#### BRIEF:
Retype the data exactly, from its first line to the line containing "ax.set_facecolor(bg)", including both, and skip any picture.

#### COLLECTED DATA:
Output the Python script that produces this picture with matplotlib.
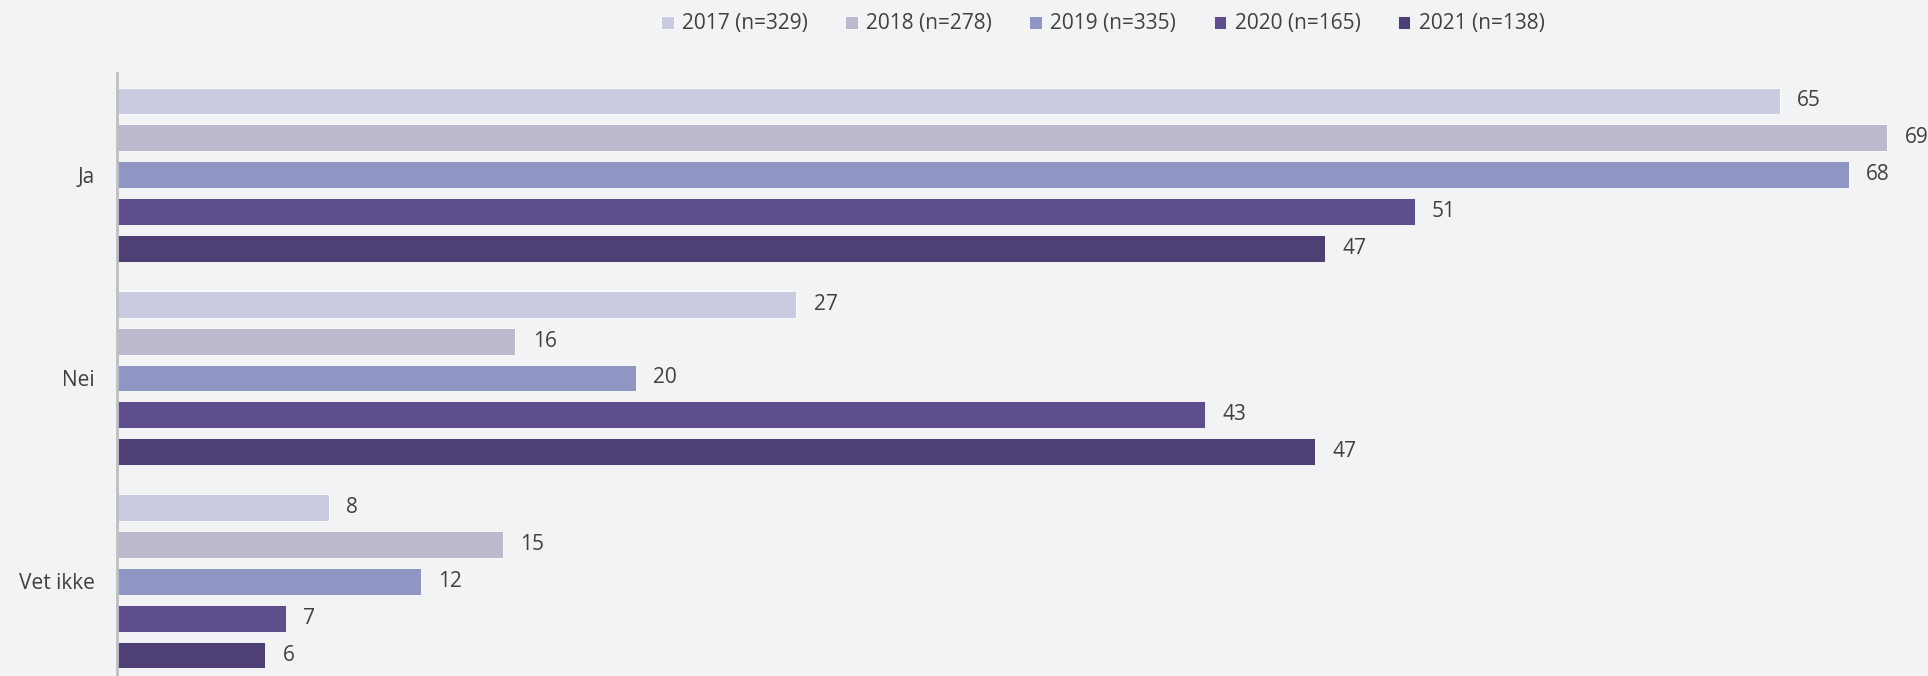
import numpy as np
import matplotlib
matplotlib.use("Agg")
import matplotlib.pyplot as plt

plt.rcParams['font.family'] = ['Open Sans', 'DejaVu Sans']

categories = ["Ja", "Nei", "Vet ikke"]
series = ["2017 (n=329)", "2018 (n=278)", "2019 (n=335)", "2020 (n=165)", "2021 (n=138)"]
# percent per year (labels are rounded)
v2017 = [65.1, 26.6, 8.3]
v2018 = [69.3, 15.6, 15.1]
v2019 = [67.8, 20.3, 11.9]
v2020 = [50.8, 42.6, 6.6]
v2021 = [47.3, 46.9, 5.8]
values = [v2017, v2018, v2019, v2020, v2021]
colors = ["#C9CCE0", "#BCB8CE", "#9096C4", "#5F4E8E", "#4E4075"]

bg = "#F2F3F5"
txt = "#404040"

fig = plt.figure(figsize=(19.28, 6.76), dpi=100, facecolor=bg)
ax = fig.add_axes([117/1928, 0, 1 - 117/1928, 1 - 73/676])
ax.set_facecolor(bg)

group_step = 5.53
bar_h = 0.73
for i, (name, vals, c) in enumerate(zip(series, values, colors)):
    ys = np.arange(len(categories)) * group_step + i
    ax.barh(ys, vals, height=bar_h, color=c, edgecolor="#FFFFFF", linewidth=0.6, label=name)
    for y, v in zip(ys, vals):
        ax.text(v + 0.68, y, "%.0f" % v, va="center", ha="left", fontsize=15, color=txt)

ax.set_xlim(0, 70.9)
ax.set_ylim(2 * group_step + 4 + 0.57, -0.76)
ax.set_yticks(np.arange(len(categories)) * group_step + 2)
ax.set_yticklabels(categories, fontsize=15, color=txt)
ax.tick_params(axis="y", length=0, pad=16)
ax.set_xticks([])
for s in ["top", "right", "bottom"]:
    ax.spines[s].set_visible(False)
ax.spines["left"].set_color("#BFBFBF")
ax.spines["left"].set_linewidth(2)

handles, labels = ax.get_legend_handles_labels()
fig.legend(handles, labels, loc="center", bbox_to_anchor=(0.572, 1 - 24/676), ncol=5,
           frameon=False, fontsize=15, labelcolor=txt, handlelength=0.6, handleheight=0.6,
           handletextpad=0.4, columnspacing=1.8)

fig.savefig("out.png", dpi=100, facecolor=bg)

#### PROBLEM SOLUTION:
Output the Python script that produces this picture with matplotlib.
import numpy as np
import matplotlib
matplotlib.use("Agg")
import matplotlib.pyplot as plt

plt.rcParams['font.family'] = ['Open Sans', 'DejaVu Sans']

categories = ["Ja", "Nei", "Vet ikke"]
series = ["2017 (n=329)", "2018 (n=278)", "2019 (n=335)", "2020 (n=165)", "2021 (n=138)"]
# percent per year (labels are rounded)
v2017 = [65.1, 26.6, 8.3]
v2018 = [69.3, 15.6, 15.1]
v2019 = [67.8, 20.3, 11.9]
v2020 = [50.8, 42.6, 6.6]
v2021 = [47.3, 46.9, 5.8]
values = [v2017, v2018, v2019, v2020, v2021]
colors = ["#C9CCE0", "#BCB8CE", "#9096C4", "#5F4E8E", "#4E4075"]

bg = "#F2F3F5"
txt = "#404040"

fig = plt.figure(figsize=(19.28, 6.76), dpi=100, facecolor=bg)
ax = fig.add_axes([117/1928, 0, 1 - 117/1928, 1 - 73/676])
ax.set_facecolor(bg)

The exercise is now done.